House Democrats plan to introduce legislation Monday to provide $3,000 per child to tens of millions of families as part of President Joe Biden’s $1.9 trillion COVID-19 relief package.

Rep. Richard Neal, D-Mass, the chairman of the House Ways and Means Committee is crafting the legislation and will introduce the enhanced Child Tax Credit on Monday, The Washington Post and CNN reported.

“The pandemic is driving families deeper and deeper into poverty and it’s devastating. We are making the Child Tax Credit more generous, more accessible and by paying it out monthly, this money is going to be the difference in a roof over someone’s head or food on their table,” Neal told CNN.

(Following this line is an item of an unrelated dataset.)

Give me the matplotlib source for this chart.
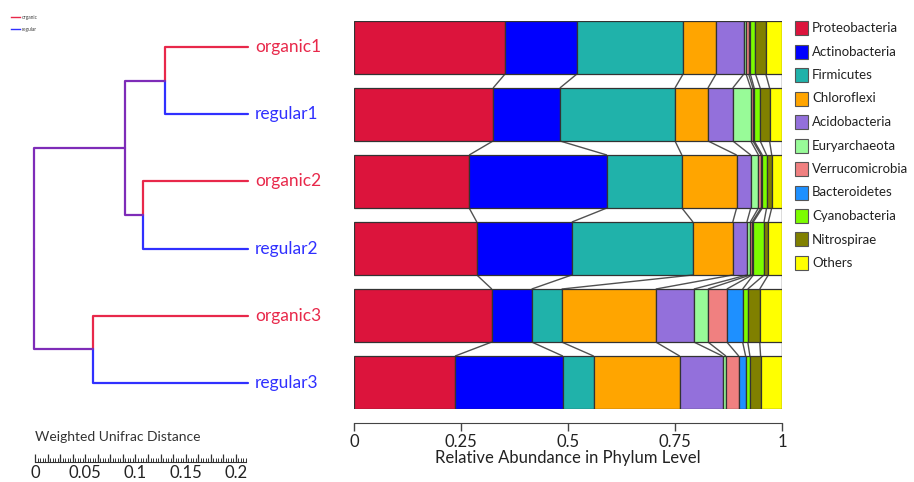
import matplotlib
matplotlib.use('Agg')
import matplotlib.pyplot as plt
from matplotlib.patches import Rectangle
from matplotlib.lines import Line2D
from matplotlib.ticker import MultipleLocator, FuncFormatter
import numpy as np

plt.rcParams['font.family'] = ['Lato', 'DejaVu Sans']

# ---- data ----
samples = ['organic1', 'regular1', 'organic2', 'regular2', 'organic3', 'regular3']
phyla = ['Proteobacteria', 'Actinobacteria', 'Firmicutes', 'Chloroflexi', 'Acidobacteria',
         'Euryarchaeota', 'Verrucomicrobia', 'Bacteroidetes', 'Cyanobacteria', 'Nitrospirae', 'Others']

proteobacteria = [0.353, 0.325, 0.269, 0.287, 0.322, 0.236]
actinobacteria = [0.168, 0.156, 0.322, 0.222, 0.093, 0.252]
firmicutes = [0.248, 0.269, 0.175, 0.283, 0.070, 0.072]
chloroflexi = [0.077, 0.077, 0.128, 0.093, 0.220, 0.201]
acidobacteria = [0.065, 0.058, 0.033, 0.033, 0.089, 0.100]
euryarchaeota = [0.005, 0.042, 0.018, 0.008, 0.033, 0.008]
verrucomicrobia = [0.006, 0.005, 0.006, 0.004, 0.044, 0.030]
bacteroidetes = [0.004, 0.003, 0.003, 0.003, 0.037, 0.016]
cyanobacteria = [0.012, 0.014, 0.010, 0.025, 0.012, 0.010]
nitrospirae = [0.024, 0.022, 0.012, 0.010, 0.028, 0.025]
others = [0.038, 0.029, 0.024, 0.032, 0.052, 0.050]

# hierarchical clustering (weighted unifrac): leaves 0-5, new nodes numbered from 6
merge_children = [(0, 1), (2, 3), (6, 7), (4, 5), (8, 9)]
merge_heights = [0.083, 0.104, 0.122, 0.154, 0.213]

colors = ['#DC143C', '#0000FF', '#20B2AA', '#FFA500', '#9370DB',
          '#98FB98', '#F08080', '#1E90FF', '#7CFC00', '#808000', '#FFFF00']
red, blue, purple = '#E8284A', '#3030FF', '#7E2CB8'

values = np.array([proteobacteria, actinobacteria, firmicutes, chloroflexi, acidobacteria,
                   euryarchaeota, verrucomicrobia, bacteroidetes, cyanobacteria, nitrospirae, others])

W, H = 914, 482
fig = plt.figure(figsize=(W / 100, H / 100), dpi=100)

def fbox(x0, y0, x1, y1):
    # pixel box -> figure fraction
    return [x0 / W, 1 - y1 / H, (x1 - x0) / W, (y1 - y0) / H]

n = len(samples)
ypos = np.arange(n)[::-1].astype(float)
h = 0.79

# ---- stacked bars ----
ax = fig.add_axes(fbox(354, 21, 782, 409))
cum = np.zeros(n)
ends = []
for vals, col in zip(values, colors):
    ax.barh(ypos, vals, left=cum, height=h, color=col, edgecolor='#333333', linewidth=0.9)
    cum = cum + vals
    ends.append(cum.copy())
ends = np.array(ends)

# connecting lines between neighbouring bars
for i in range(n - 1):
    for k in range(len(phyla)):
        ax.plot([ends[k, i], ends[k, i + 1]], [ypos[i] - h / 2, ypos[i + 1] + h / 2],
                color='#333333', lw=1.0, alpha=0.85, solid_capstyle='butt')

ax.set_xlim(0, 1)
ax.set_ylim(-h / 2, n - 1 + h / 2)
for s in ['top', 'left', 'right']:
    ax.spines[s].set_visible(False)
ax.spines['bottom'].set_position(('outward', 10))
ax.spines['bottom'].set_color('#444444')
ax.set_yticks([])
ax.set_xticks([0, 0.25, 0.5, 0.75, 1])
ax.set_xticklabels(['0', '0.25', '0.5', '0.75', '1'])
ax.tick_params(axis='x', length=6, width=1, color='#444444', labelsize=12,
               labelcolor='#222222', pad=2)
ax.set_xlabel('Relative Abundance in Phylum Level', fontsize=12, color='#222222', labelpad=0)

# ---- legend ----
for i, (name, col) in enumerate(zip(phyla, colors)):
    yc = 28 + i * 23.5
    fig.add_artist(Rectangle(((795) / W, 1 - (yc + 7) / H), 13 / W, 14 / H,
                             facecolor=col, edgecolor='#555555', lw=0.8,
                             transform=fig.transFigure))
    fig.text(812 / W, 1 - yc / H, name, fontsize=9.5, color='#222222', va='center', ha='left')

# ---- dendrogram ----
axd = fig.add_axes(fbox(20, 21, 250, 409))
axd.set_xlim((248 - 20) / 1005, (248 - 250) / 1005)
axd.set_ylim(-h / 2, n - 1 + h / 2)
axd.axis('off')

node_y = {i: ypos[i] for i in range(n)}
node_h = {i: 0.0 for i in range(n)}
for j, ((a, b), ht) in enumerate(zip(merge_children, merge_heights)):
    nid = n + j
    node_y[nid] = (node_y[a] + node_y[b]) / 2
    node_h[nid] = ht
    for c in (a, b):
        if c < n:
            col = red if samples[c].startswith('organic') else blue
        else:
            col = purple
        axd.plot([ht, ht, node_h[c]], [node_y[nid], node_y[c], node_y[c]],
                 color=col, lw=1.6, solid_joinstyle='round', solid_capstyle='round')

for i, name in enumerate(samples):
    col = red if name.startswith('organic') else blue
    axd.text(-0.007, ypos[i], name, color=col, fontsize=12.5, va='center', ha='left',
             clip_on=False)

# small group legend (top left)
fig.add_artist(Line2D([11 / W, 20 / W], [1 - 17 / H, 1 - 17 / H], color=red, lw=1))
fig.add_artist(Line2D([11 / W, 20 / W], [1 - 29 / H, 1 - 29 / H], color=blue, lw=1))
fig.text(22 / W, 1 - 17 / H, 'organic', fontsize=3.5, color='#444444', va='center')
fig.text(22 / W, 1 - 29 / H, 'regular', fontsize=3.5, color='#444444', va='center')

# ---- distance scale bar ----
axs = fig.add_axes(fbox(35, 452, 246, 462))
axs.set_xlim(0, 0.21)
axs.set_yticks([])
for s in ['top', 'left', 'right']:
    axs.spines[s].set_visible(False)
axs.patch.set_visible(False)
axs.spines['bottom'].set_color('#333333')
axs.xaxis.set_major_locator(MultipleLocator(0.0125))
axs.xaxis.set_minor_locator(MultipleLocator(0.0025))
axs.xaxis.set_major_formatter(FuncFormatter(
    lambda v, p: f'{round(v, 4):g}' if abs(v / 0.05 - round(v / 0.05)) < 1e-6 else ''))
axs.tick_params(axis='x', which='major', direction='in', length=6, width=0.9,
                color='#333333', labelsize=12, labelcolor='#222222', pad=2)
axs.tick_params(axis='x', which='minor', direction='in', length=3, width=0.7, color='#333333')
fig.text(35 / W, 1 - 437 / H, 'Weighted Unifrac Distance', fontsize=10, color='#333333',
         va='center', ha='left')

plt.savefig('out.png', dpi=100)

Under the proposal, the Internal Revenue Service would provide $3,600 over the course of the year per person younger than 6 years old and $3,000 per year for children aged 6-17, with payments sent monthly beginning in July. It also includes a provision decreasing the payments for couples who earn more than $75,000 per year and couples earning more than $150,000 per year, The Washington Post reported.

GOPUSA Editor’s Note: Isn’t it remarkable that Mitt Romney released his idea for this nearly identical plan just last week. Mitt Romney proposes providing up to $350 a month for each child in family

The proposal comes after the Senate approved a budget resolution and the House passed a budget blueprint instructing committees to begin drafting its own relief legislation, the first step toward a reconciliation process which allows House Democrats to bypass needing at least 10 Republicans to vote to advance the legislation.

Treasury Secretary Janet Yellen told CNN’s State of the Union that the stimulus bill could avoid an unnecessarily drawn-out economic recovery as Democrats in Congress ready to pass the plan, which would provide $1,400 direct payments to some Americans and extended unemployment relief, without Republican support.

“There’s absolutely no reason why we should suffer through a long slow recovery,” Yellen said. “I would expect that if this package is passed that we would get back to full employment next year.”

Yellen also cited Congressional analysis that the stimulus deal would promote long-term employment after the unemployment rate fell to 6.3% last month.

“The Congressional Budget Office issued an analysis recently and it showed that if we don’t provide additional support, the unemployment rate is going to stay elevated for years to come,” she said. “It would take until 2025 in order to get the unemployment rate down to 4% again.”

Sen. Roger Wicker, R-Miss., said Sunday that Biden’s proposal is too large, citing comments by former President Barack Obama’s economic adviser, Larry Summers, that the package could cause inflation.

“This package is way too big, based on the fact that we don’t even know how much of the $900 billion from December, has already — even been obligated, much less spent,” Wicker said in reference to remaining funds from a previous relief package. “And he said, this is going to be inflationary so we need to be careful.”

However, Yellen, who previously served as the chair of the Federal Reserve, said the U.S. has “the tools to deal with” the inflation risk, adding that the potential economic damage due to lack of support following the pandemic is much greater.

Secretary of Transportation Pete Buttigieg told ABC News’ This Week that the importance of delivering economic relief to Americans will ensure that Democrats pass the measure.

“Each passing day the need for relief becomes more urgent, ensuring that we have the resources to defeat this virus, but also to support American working families,” he said.

Buttigieg added that while some Republicans have pushed back against the bill’s price tag, that there is bipartisan support amongst Americans for its provisions.

“That’s not just a unifying priority for the Democratic coalition and something that has a remarkably large degree of support among Republicans — at least among Republican voters, Republican mayors — we’re hoping that will also show up among Republican legislators here in Washington. But, of course, that’s what the next few days will show,” he said.